An agent typically does not know P or val(i,Y) for all i and, thus, does not actually know the error of a particular hypothesis.

Given ε>0, hypothesis h is approximately correct if error(h) ≤ ε.

We make the following assumption.

Assumption. The training and test examples are chosen independently from the same probability distribution as the population.

It is still possible that the examples do not distinguish hypotheses that are far away from the concept - it is just very unlikely that they do not. A learner that chooses a hypothesis that is consistent with the training examples is probably approximately correct if, for an arbitrary number δ (0<δ ≤ 1), the algorithm is not approximately correct in at most δ of the cases. That is, the hypothesis generated is approximately correct at least 1-δ of the time.

Under the preceding assumption, for arbitrary ε and δ, we can guarantee that an algorithm that returns a consistent hypothesis will find a hypothesis with error less than ε, in at least 1-δ of the cases. Moreover, this outcome does not depend on the probability distribution.

Suppose ε>0 and δ>0 are given. Partition the hypothesis space H into

H₀ = {h∈H: error(h) ≤ ε}

H₁ = {h∈H: error(h) > ε} .

We want to guarantee that the learner does not choose an element of H₁ in more than δ of the cases.

Suppose h ∈H₁, then

P(h is wrong for a single example) ≥ ε
P(h is correct for a single example) ≤ 1- ε
P(h is correct for m examples) ≤ (1- ε)^m

Thus,

P(H₁ contains a hypothesis that is correct for m examples)
      ≤ |H₁| (1- ε)^m
      ≤ |H| (1- ε)^m
      ≤ |H| e^-εm

using the inequality that (1-ε) ≤ e^-ε if 0 ≤ ε ≤ 1.

Thus, if we ensure that |H| e^-εm ≤ δ, we guarantee that H₁ does not contain a hypothesis that is correct for m examples in more than δ of the cases.

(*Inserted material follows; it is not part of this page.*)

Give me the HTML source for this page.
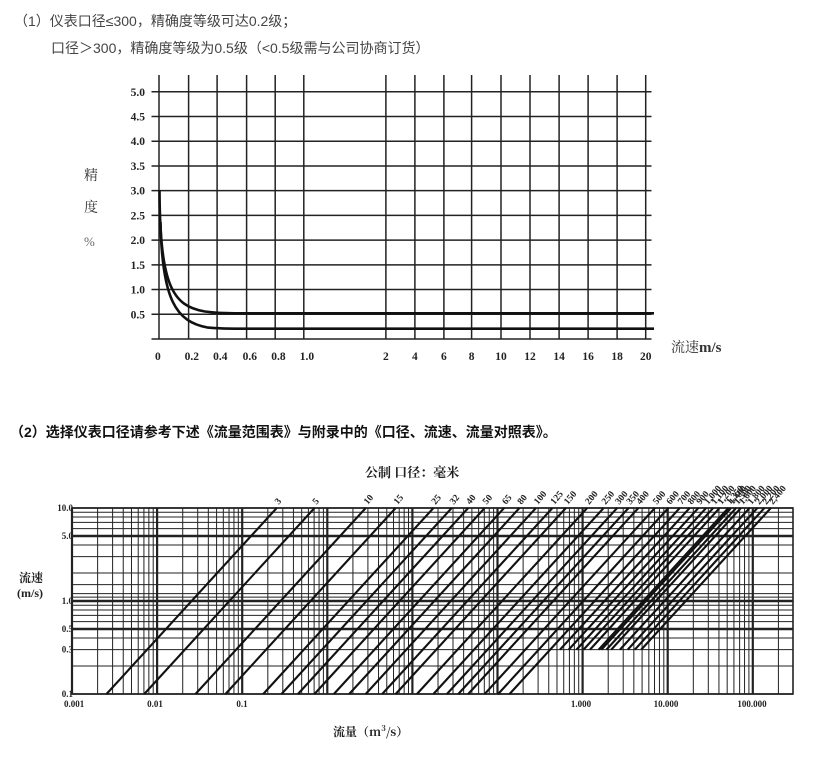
<!DOCTYPE html>
<html><head><meta charset="utf-8">
<style>
html,body{margin:0;padding:0;background:#fff;}
body{width:824px;height:757px;position:relative;overflow:hidden;font-family:"Liberation Serif","Noto Serif CJK SC",serif;}
.t{position:absolute;white-space:nowrap;}
</style></head><body>
<div class="t" style="left:14px;top:11px;font:14px 'Liberation Sans','Noto Sans CJK SC',sans-serif;color:#444;">（1）仪表口径≤300，精确度等级可达0.2级；</div>
<div class="t" style="left:51px;top:38px;font:14px 'Liberation Sans','Noto Sans CJK SC',sans-serif;color:#444;">口径＞300，精确度等级为0.5级（&lt;0.5级需与公司协商订货）</div>
<div class="t" style="left:10px;top:422px;font:bold 14px 'Liberation Sans','Noto Sans CJK SC',sans-serif;color:#111;">（2）选择仪表口径请参考下述《流量范围表》与附录中的《口径、流速、流量对照表》。</div>
<svg id="s" width="824" height="757" style="position:absolute;left:0;top:0" xmlns="http://www.w3.org/2000/svg">
<g id="topg" stroke="#222" stroke-width="1.5" fill="none"></g>
<path d="M159.5,190 C160,285 172,306 205,311.5 C218,313.3 230,313.3 240,313.3 L654,313.3" stroke="#111" stroke-width="2.6" fill="none"/>
<path d="M160.5,222 C162,300 176,322 208,327.6 C220,328.7 230,328.7 240,328.7 L654,328.7" stroke="#111" stroke-width="2.6" fill="none"/>
<g id="toplab" font-family="Liberation Serif,serif" font-weight="bold" font-size="11.5" fill="#222"></g>
<text x="84" y="180" font-family="Noto Serif CJK SC,serif" font-size="14" fill="#333">精</text>
<text x="84" y="212" font-family="Noto Serif CJK SC,serif" font-size="14" fill="#333">度</text>
<text x="84" y="246" font-family="Liberation Serif,serif" font-size="13" fill="#666">%</text>
<text x="671" y="352" font-family="Noto Serif CJK SC,serif" font-size="14" fill="#333">流速<tspan font-family="Liberation Serif,serif" font-weight="bold" font-size="15">m/s</tspan></text>
<text x="365" y="477" font-family="Noto Serif CJK SC,serif" font-weight="bold" font-size="13" fill="#222">公制 口径：毫米</text>
<g id="botg"></g>
<text x="19" y="582" font-family="Noto Serif CJK SC,serif" font-weight="bold" font-size="12" fill="#222">流速</text>
<text x="17" y="597" font-family="Liberation Serif,serif" font-weight="bold" font-size="12" fill="#222">(m/s)</text>
<text x="333" y="736" font-family="Noto Serif CJK SC,serif" font-weight="bold" font-size="12" fill="#222">流量（m<tspan font-size="8" dy="-5">3</tspan><tspan dy="5">/s）</tspan></text>
</svg>
<script>
(function(){
var NS="http://www.w3.org/2000/svg";
function el(p,t,a,txt){var e=document.createElementNS(NS,t);for(var k in a)e.setAttribute(k,a[k]);if(txt!=null)e.textContent=txt;p.appendChild(e);return e;}
var tg=document.getElementById('topg'),tl=document.getElementById('toplab');
var xs=[159,188.6,217.1,246.6,275.2,303.8,385.9,414.9,443.9,471.6,501,530,559.1,588.1,617.1,645.7];
var xl=['0','0.2','0.4','0.6','0.8','1.0','2','4','6','8','10','12','14','16','18','20'];
xs.forEach(function(x,i){el(tg,'line',{x1:x,y1:75,x2:x,y2:339});
 el(tl,'text',{x:(i<6?x-4:x),y:360,'text-anchor':(i<6?'start':'middle')},xl[i]);});
for(var i=0;i<=10;i++){var y=339-i*24.72;el(tg,'line',{x1:151.5,y1:y,x2:651.5,y2:y});
 if(i>0)el(tl,'text',{x:145,y:y+4,'text-anchor':'end'},(i*0.5).toFixed(1));}
var bot=document.getElementById('botg');
var L=72,R=793,T=508,B=694;
function X(q){return L+(Math.log10(q)+3)*85.1;}
function Y(v){return 601-Math.log10(v)*93;}
for(var d=-3;d<=5;d++){for(var m=1;m<=9;m++){var q=m*Math.pow(10,d);var x=X(q);if(x<L-0.5||x>R)continue;
 el(bot,'line',{x1:x,y1:T,x2:x,y2:B,stroke:'#222','stroke-width':(m==1?2.2:1)});}}
var hv=[0.1,0.2,0.3,0.4,0.5,0.6,0.7,0.8,0.9,1,1.1,1.2,1.5,2,3,4,5,6,7,8,9,10];
hv.forEach(function(v){var y=Y(v);var w=(v==5||v==1||v==0.5)?2.4:1;if(v==10||v==0.1)w=1.6;
 el(bot,'line',{x1:L,y1:y,x2:R,y2:y,stroke:'#222','stroke-width':w});});
el(bot,'rect',{x:L,y:T,width:R-L,height:B-T,fill:'none',stroke:'#222','stroke-width':1.6});
var DN=[3,5,10,15,25,32,40,50,65,80,100,125,150,200,250,300,350,400,500,600,700,800,900,1000,1100,1200,1350,1400,1500,1600,1800,2000,2200,2400];
DN.forEach(function(D){var k=0.0028274*D*D;var vmin=D>=800?0.3:0.1;
 var x1=X(k*vmin),y1=Y(vmin),x2=X(k*10),y2=Y(10);
 if(x2>R){var f=(R-x1)/(x2-x1);x2=R;y2=y1+(y2-y1)*f;}
 if(x1<L){var f2=(L-x1)/(x2-x1);y1=y1+(y2-y1)*f2;x1=L;}
 el(bot,'line',{x1:x1,y1:y1,x2:x2,y2:y2,stroke:'#111','stroke-width':2.1});
 var s=D>=1000?(Math.floor(D/1000)+','+String(D%1000).padStart(3,'0')):String(D);
 var tx=X(k*10)+2,ty=T-3;
 el(bot,'text',{x:tx,y:ty,transform:'rotate(-50 '+tx+' '+ty+')','font-family':'Liberation Serif,serif','font-size':'9.5','font-weight':'bold',fill:'#222'},s);});
var xlab=[[64,'0.001','start'],[155,'0.01','middle'],[242,'0.1','middle'],[581,'1.000','middle'],[666,'10.000','middle'],[752,'100.000','middle']];
xlab.forEach(function(a){el(bot,'text',{x:a[0],y:707,'text-anchor':a[2],'font-family':'Liberation Serif,serif','font-size':'9','font-weight':'bold',fill:'#222'},a[1]);});
[[10,'10.0'],[5,'5.0'],[1,'1.0'],[0.5,'0.5'],[0.3,'0.3'],[0.1,'0.1']].forEach(function(a){
 el(bot,'text',{x:73,y:Y(a[0])+3,'text-anchor':'end','font-family':'Liberation Serif,serif','font-size':'9','font-weight':'bold',fill:'#222'},a[1]);});
})();
</script>
</body></html>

Thus, H₀ contains all of the correct hypotheses in all but δ is the cases.

Solving for m gives

m ≥ (1)/(ε)(ln|H|+ ln(1)/(δ)).

Thus, we can conclude the following proposition.

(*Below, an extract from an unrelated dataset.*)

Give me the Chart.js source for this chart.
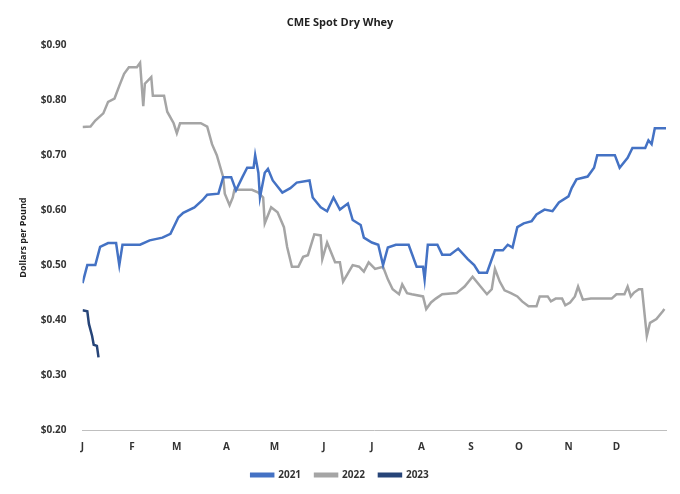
<!DOCTYPE html>
<html>
<head>
<meta charset="utf-8">
<script src="https://cdn.jsdelivr.net/npm/chart.js@4.4.0/dist/chart.umd.min.js"></script>
<style>
  html, body { margin: 0; padding: 0; background: #fff; }
  #wrap { width: 680px; height: 494px; }
</style>
</head>
<body>
<div id="wrap"><canvas id="c"></canvas></div>
<script>
const monthLabels = ['J', 'F', 'M', 'A', 'M', 'J', 'J', 'A', 'S', 'O', 'N', 'D'];
const monthStarts = [0, 31, 59, 90, 120, 151, 181, 212, 243, 273, 304, 334];

const days2021 = [0,3,8,11,16,21,23,25,36,42,50,55,60,63,70,75,78,85,88,93,96,100,103,107,108,110,111,114,116,119,125,130,134,142,144,149,153,157,161,166,169,174,176,181,185,188,191,196,204,209,213,214,216,222,225,230,235,241,245,248,253,258,263,266,269,272,276,281,284,289,294,298,304,306,309,316,320,322,333,336,341,344,352,354,356,358,365];
const values2021 = [0.467,0.50,0.50,0.533,0.54,0.54,0.50,0.537,0.537,0.545,0.55,0.557,0.587,0.595,0.605,0.618,0.628,0.63,0.66,0.66,0.636,0.66,0.677,0.677,0.70,0.668,0.623,0.668,0.675,0.654,0.632,0.64,0.65,0.654,0.623,0.605,0.598,0.623,0.601,0.612,0.582,0.573,0.55,0.541,0.537,0.50,0.532,0.537,0.537,0.497,0.497,0.474,0.537,0.537,0.519,0.519,0.53,0.511,0.50,0.486,0.486,0.527,0.527,0.537,0.532,0.569,0.576,0.58,0.592,0.601,0.598,0.614,0.625,0.64,0.656,0.661,0.677,0.70,0.70,0.677,0.695,0.713,0.713,0.727,0.72,0.749,0.749];

const days2022 = [0,5,8,13,16,20,23,26,29,34,36,38,39,43,44,51,53,57,59,61,74,78,81,84,88,89,92,94,95,106,110,113,114,118,122,126,128,131,135,138,141,145,149,150,153,158,161,163,166,169,173,176,179,183,188,191,194,198,200,203,206,213,215,218,221,225,234,239,244,249,253,256,258,261,264,268,272,275,279,284,286,291,293,296,300,302,305,308,310,313,318,331,334,339,341,343,345,348,350,353,355,359,363,364];
const values2022 = [0.751,0.752,0.763,0.776,0.797,0.803,0.826,0.848,0.86,0.86,0.868,0.789,0.83,0.842,0.808,0.808,0.779,0.758,0.74,0.758,0.758,0.752,0.72,0.70,0.66,0.63,0.609,0.623,0.637,0.637,0.632,0.623,0.576,0.605,0.596,0.569,0.533,0.497,0.497,0.515,0.518,0.556,0.554,0.511,0.541,0.505,0.505,0.47,0.485,0.50,0.497,0.488,0.505,0.493,0.497,0.474,0.456,0.447,0.465,0.449,0.447,0.443,0.42,0.432,0.439,0.447,0.449,0.461,0.479,0.461,0.447,0.456,0.493,0.47,0.454,0.449,0.443,0.434,0.425,0.425,0.443,0.443,0.434,0.439,0.439,0.427,0.432,0.443,0.461,0.437,0.439,0.439,0.447,0.447,0.461,0.443,0.45,0.456,0.456,0.371,0.395,0.402,0.416,0.42];

const days2023 = [0,3,4,6,7,9,10];
const values2023 = [0.418,0.416,0.393,0.371,0.355,0.353,0.332];

const pts = (d, v) => d.map((x, i) => ({ x, y: v[i] }));
const font = { family: "'Open Sans', sans-serif", size: 10, weight: 'bold' };

new Chart(document.getElementById('c').getContext('2d'), {
  type: 'line',
  data: {
    datasets: [
      { label: '2021', data: pts(days2021, values2021), borderColor: '#4472c4', backgroundColor: '#4472c4' },
      { label: '2022', data: pts(days2022, values2022), borderColor: '#a5a5a5', backgroundColor: '#a5a5a5' },
      { label: '2023', data: pts(days2023, values2023), borderColor: '#264478', backgroundColor: '#264478' }
    ]
  },
  options: {
    responsive: true,
    maintainAspectRatio: false,
    animation: false,
    layout: { padding: { left: 14, right: 14, top: 4, bottom: 4 } },
    elements: { point: { radius: 0 }, line: { borderWidth: 2.5, tension: 0 } },
    plugins: {
      title: { display: true, text: 'CME Spot Dry Whey', color: '#222', font: { ...font, size: 11 }, padding: { top: 12, bottom: 16 } },
      legend: {
        position: 'bottom',
        labels: { color: '#333', font, boxWidth: 22, boxHeight: 2.5, padding: 14 }
      },
      tooltip: { enabled: false }
    },
    scales: {
      x: {
        type: 'linear', min: 0, max: 365,
        afterBuildTicks(axis) { axis.ticks = monthStarts.map((v) => ({ value: v })); },
        grid: { display: false },
        border: { color: '#bfbfbf' },
        ticks: {
          color: '#333', font, autoSkip: false, maxRotation: 0,
          callback(value) { return monthLabels[monthStarts.indexOf(value)]; }
        }
      },
      y: {
        min: 0.2, max: 0.9,
        grid: { display: false },
        border: { display: false },
        title: { display: true, text: 'Dollars per Pound', color: '#222', font: { ...font, size: 9 } },
        ticks: { stepSize: 0.1, color: '#333', font, padding: 8, callback: (v) => '$' + v.toFixed(2) }
      }
    }
  }
});
</script>
</body>
</html>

Proposition. If a hypothesis is consistent with at least
(1)/(ε)(ln|H|+ ln(1)/(δ))

training examples, it has error at most ε, at least 1-δ of the time.

The number of examples required to guarantee this error bound is called the sample complexity. The number of examples required according to this proposition is a function of ε, δ, and the size of the hypothesis space.

Example 7.28: Suppose the hypothesis space H is the set of conjunctions of literals on n Boolean variables. In this case |H|=3ⁿ+1 because, for each conjunction, each variable in is one of three states: (1) it is unnegated in the conjunction, (2) it is negated, or (3) it does not appear; the "+1" is needed to represent false, which is the conjunction of any atom and its negation. Thus, the sample complexity is (1)/(ε)(nln3 + ln(1)/(δ)) examples, which is polynomial in n, (1)/(ε), and ln(1)/(δ).

If we want to guarantee at most a 5% error 99% of the time and have 30 Boolean variables, then ε= 1/20, δ=1/100, and n=30. The bound says that we can guarantee this performance if we find a hypothesis that is consistent with 20×(30ln3 + ln100) approx 752 examples. This is much less than the number of possible instances, which is 2³⁰=1,073,741,824, and the number of hypotheses, which is 3³⁰+1=205,891,132,094,650.

Example 7.29: If the hypothesis space H is the set of all Boolean functions on n variables, then |H|=2^2ⁿ; thus, we require (1)/(ε)(2ⁿln2+ ln(1)/(δ)) examples. The sample complexity is exponential in n.

Consider the third question raised at the start of this section, namely, how quickly a learner can find the probably approximately correct hypothesis. First, if the sample complexity is exponential in the size of some parameter (e.g., n above), the computational complexity must be exponential because an algorithm must at least consider each example. To show an algorithm with polynomial complexity, we must find a hypothesis space with polynomial sample complexity and show that the algorithm uses polynomial time for each example.